PR: But in respect to the projects which have been partially delivered, say few towers have been completed and handed over and others are still under construction or possession has not being given, will such towers come under the purview of RERA or not?
VA: Well, where the completion certificate has not been received by the cut-off date of May 31, 2017, RERA is applicable. There are broadly three categories of projects: First are the projects which have been completed prior to May 31, 2017. They do not require any registration under the Act. Then, there are projects which are on-going and have not got the completion certificate prior to cut-off date. They require compulsory registration and they need to submit additional information as mentioned in Rule 4 of the Rules of NCT RERA. Lastly, there are projects which started after the cut-off date and it is needless to say that these will be required to register prior to booking or advertising.
PR: Coming to the exit clause. If 10 per cent of the buyers decide to exit a project, the developer has to pay refund to them. Won’t it be difficult for him to complete the project then? Don’t you think the Act needs some amendments?
VA: I would like to read a line from the Madhya Pradesh High Court, which says that the Act provides a very fine balance between the promoter and the buyer. It protects the interests of both, the buyer and the builder. If a builder is asked to refund the entire money, he might not be left with enough funds to complete the project. So, it will be unfair to get into this kind of situation. Ultimately, what should be the objective is that real estate projects must survive. It is not the promoter or the customer; it is the real estate sector which has to survive. So, looking at that angle and it is an eagle’s eye from top view that we don’t want to see that projects should fail.
See what has happened in Jaypee case. The Supreme Court has worked in the direction that this project should get completed; that is the apex court’s idea behind the orders issued so far in this case. So, drawing an analogy from that decision or orders, I would say that yes, if real estate projects are allowed to survive, we ensure that it is completed.

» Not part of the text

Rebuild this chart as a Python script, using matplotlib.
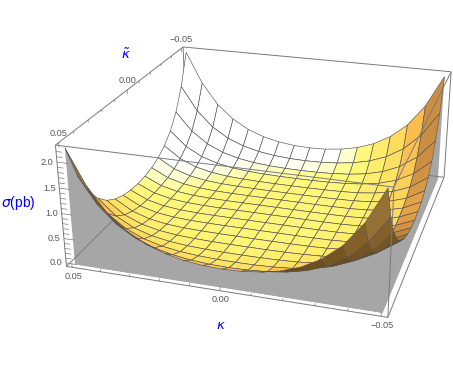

Then we should not stop anything or pass any order which will adversely affect the project.
- We have no power to register projects which do not fall in Delhi and we cannot take action in such cases.
- Where the developer is not in a position to hand over, the authority has passed an order for refund of money to the customer along with the interest.
- If a builder is asked to refund the entire money, he might not be left with enough funds to complete the project. So, it will be unfair to get into this kind of situation.
- If real estate projects are allowed to survive, we ensure that it is completed. Then we should not stop anything or pass any order which will adversely affect the project.
- The rules made by the Government of Delhi are totally consistent with the Central Act. In other states, you will find that there is a slight dilution.
- Our job is to lay the foundation of RERA in such a manner that all orders are transparent and fair to each party without bias.
- Each case has different facts and those facts will decide the quantum of compensation. The compensation will be decided on the merits of each case.
- When we say structural defect that means we are concerned about the safety, the safety of the buyers…workmanship means anything which would adversely affect the structural aspect in due course.
- While performing the duties as RERA, there is no bias and so there’s no conflict of interest (with DDA).
PR: It is broadly agreed that the Act requires some fine-tuning. It is learnt some states are in the process of suggesting amendments to the Union Ministry of Housing and Urban Affairs. Are you also acting on the same lines?
VA: As compared to other states, the rules made by the Government of Delhi are totally consistent with the Central Act. In other states, you will find that there is a slight dilution. Perhaps, those states are depending upon their peculiar circumstances and they would need amendment in the Act or a slight change, because their rules are also not consistent with the Act passed by the Central Government. And the Constitution says that if on a subject matter which is on the Concurrent List, if Parliament has passed an Act and the state legislature has also passed an Act, any Act passed by state legislative which is in contravention of the Central Act will be ultra vires.
But we are restricted to Delhi and our job is to lay the foundation of RERA in such a manner that all orders are transparent and fair to each party without bias so that it can be followed by other states, and our successors as well.
PR: To decide the compensation part, is RERA the authority which will decide what will be quantum?
VA: Well, yes, because Section 18 denotes the word ‘compensation’. But we have to see and balance as to what should be the reasonable compensation.
PR: What all do you take into account while deciding on the compensation?
VA: So far we have not passed any such order till date. Since the law is in the evolution stage, I will say that let some cases like that come to the Real Estate Regulating Authority and then we will see on merit what should be the amount of compensation and what should be the principles for deciding that. That’s because each case has different facts and those facts will decide the quantum of compensation. The quantum of compensation will be decided on the merits of each case.
PR: Is there sufficient clarity between structural defects and workmanship defects?
VA: If you see the intention of the lawmakers, it is very clear. The intention is that if the structure is unsafe then there is a case for liability on the promoter. That’s why we say structural defect. When we say structural defect that means we are concerned about the safety, the safety of the buyers. The second issue is workmanship. In my personal opinion, workmanship means anything which would adversely affect the structural aspect in due course. It may not be the immediate structural-affecting issue. But yes, if the workmanship is poor, if it is going to affect the age of the structure, or the stability of the structure, then it has to be considered. The only thing is being objective. While analysing the cases, I would say we should see the safety of the buyer and structural stability of the project.
PR: Lastly, the RERA, NCT of Delhi comprises officials who are also employees of DDA. The DDA is also a developer, apart from having other roles. So, isn’t there a conflict of interest here?
VA: While performing the duties as RERA, there is no bias and so there’s no conflict of interest. The only thing is we administer the law in true letter and spirit, that much I can assure you. There is no doubt about this. Once you are given to deliver justice, it means all fairness should be there, the test of fairness should be there.